Menurut pendapat Abi, PKL merupakan salah satu elemen penting dalam perekonomian. Banyak masyarakat memilih menjadi PKL sebagai pilihan pekerjaan karena modal yang terbatas atau ketidaktersediaan pekerjaan tetap.
“Mereka menjual berbagai macam barang, seperti makanan dan minuman, pakaian, aksesori, alat-alat elektronik, dan kebutuhan sehari-hari lainnya. Pada dasarnya, keberadaan PKL mencerminkan keterbatasan lapangan kerja formal di Indonesia,” jelasnya.
Banyak masyarakat yang memilih menjadi PKL sebagai alternatif mata pencaharian karena keterbatasan peluang bekerja di sektor formal.

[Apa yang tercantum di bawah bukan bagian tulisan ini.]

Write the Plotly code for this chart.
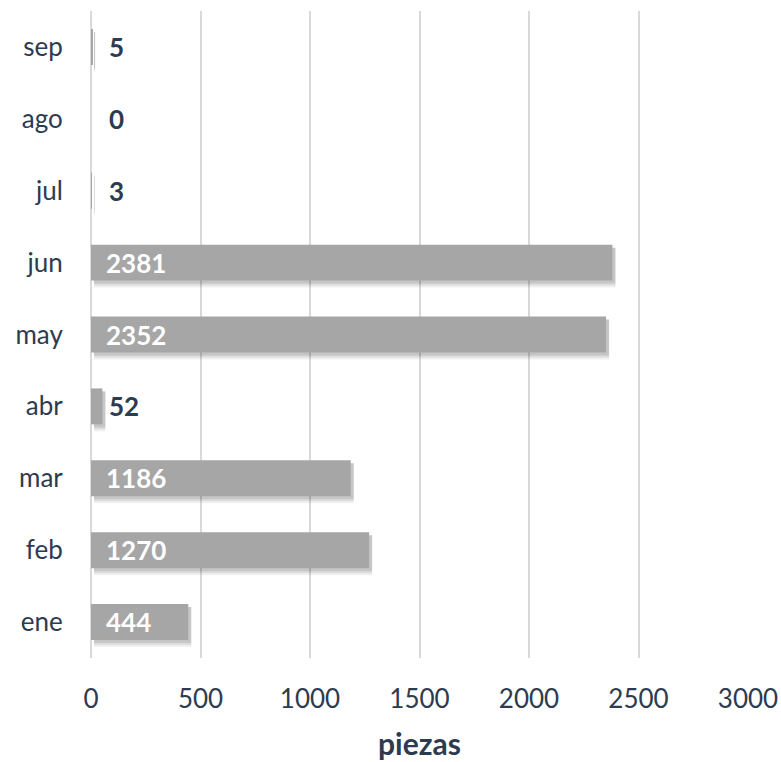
import plotly.graph_objects as go

months = ["ene", "feb", "mar", "abr", "may", "jun", "jul", "ago", "sep"]
piezas = [444, 1270, 1186, 52, 2352, 2381, 3, 0, 5]
x_ticks = [0, 500, 1000, 1500, 2000, 2500, 3000]
x_title = "piezas"

FONT = "Source Sans Pro, Lato, sans-serif"
TXT = "#2d3b50"
BAR = "#a6a6a6"

fig = go.Figure()

# soft drop shadow layers (shifted right/down)
px_per_unit = (748 - 91) / 3000.0
cat_px = 71.9
for dx, dy, grow, alpha in [(5, 5, 4, 0.06), (4, 4, 2, 0.08), (3, 3, 0, 0.10)]:
    w = 0.5 + grow / cat_px
    fig.add_trace(go.Bar(
        y=months, x=piezas, orientation="h",
        base=dx / px_per_unit - grow / 2 / px_per_unit,
        width=w, offset=-w / 2 - dy / cat_px,
        marker=dict(color=f"rgba(0,0,0,{alpha})", line=dict(width=0)),
        hoverinfo="skip", showlegend=False,
    ))

fig.add_trace(go.Bar(
    y=months, x=piezas, orientation="h",
    width=0.5, offset=-0.25,
    marker=dict(color=BAR, line=dict(width=0)),
    showlegend=False,
))

for m, v in zip(months, piezas):
    inside = v > 300
    fig.add_annotation(
        x=0, y=m, xref="x", yref="y", text=f"<b>{v}</b>",
        showarrow=False, xanchor="left", yanchor="middle",
        xshift=13 if inside else 16,
        font=dict(family=FONT, size=26, color="white" if inside else TXT),
    )

fig.add_annotation(
    x=0.5, y=0, xref="paper", yref="paper", text=f"<b>{x_title}</b>",
    showarrow=False, xanchor="center", yanchor="middle", yshift=-85,
    font=dict(family=FONT, size=30, color=TXT),
)

fig.update_layout(
    width=781, height=762,
    margin=dict(l=91, r=33, t=11, b=104),
    paper_bgcolor="white", plot_bgcolor="white",
    barmode="overlay",
    font=dict(family=FONT, size=26, color=TXT),
    xaxis=dict(
        range=[0, 3000], tickvals=x_ticks, ticktext=[str(t) for t in x_ticks],
        showgrid=True, gridcolor="#d9d9d9", gridwidth=1.5,
        zeroline=True, zerolinecolor="#d9d9d9", zerolinewidth=1.5,
        ticks="outside", ticklen=18, tickcolor="rgba(0,0,0,0)",
        automargin=False, fixedrange=True,
    ),
    yaxis=dict(
        categoryorder="array", categoryarray=months,
        showgrid=False, zeroline=False, showline=False,
        ticks="outside", ticklen=22, tickcolor="rgba(0,0,0,0)",
        automargin=False, fixedrange=True,
    ),
)

fig.write_html(
    "out.html",
    config={"displayModeBar": False},
    post_script="document.body.style.margin='0px';document.body.style.overflow='hidden';",
)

PKL, sebagai bagian dari sektor informal, sering menghadapi penggusuran dan dianggap sebagai masalah. Namun, berdasarkan penelitian, PKL merupakan sektor dengan jumlah penyerapan tenaga kerja terbesar yang tidak tergantung pada dukungan pemerintah.
“Namun, mereka seringkali diperlakukan dengan tidak adil dibandingkan dengan sektor lainnya,” ungkapnya.
Salah satu pedagang PKL Tidar, Edi, meminta keadilan dari Pemerintah Kota Malang. Dia tidak ingin tempat yang telah ia tempati selama 30 tahun digusur.
“Saya meminta keadilan terkait lahan yang memiliki masalah di belakang ini, kami tidak ingin digusur. Kami siap untuk melakukan penataan yang baik,” katanya.
Edi mengakui bahwa berdagang adalah satu-satunya mata pencaharian baginya dan para pedagang lainnya. Jika ada penggusuran, mata pencaharian mereka akan terganggu.
“Sangat menyedihkan bahwa setelah kita melawan dampak buruk pandemi, kita harus menghadapi ketidakpedulian ini. Kami berharap Pemerintah Kota Malang dapat membantu kami, pedagang kecil, untuk mencari nafkah,” harapnya.
Edi menyatakan bahwa mereka telah mengirimkan tiga surat kepada Wali Kota Malang, namun hingga saat ini belum mendapatkan respons dari Pemerintah Kota Malang.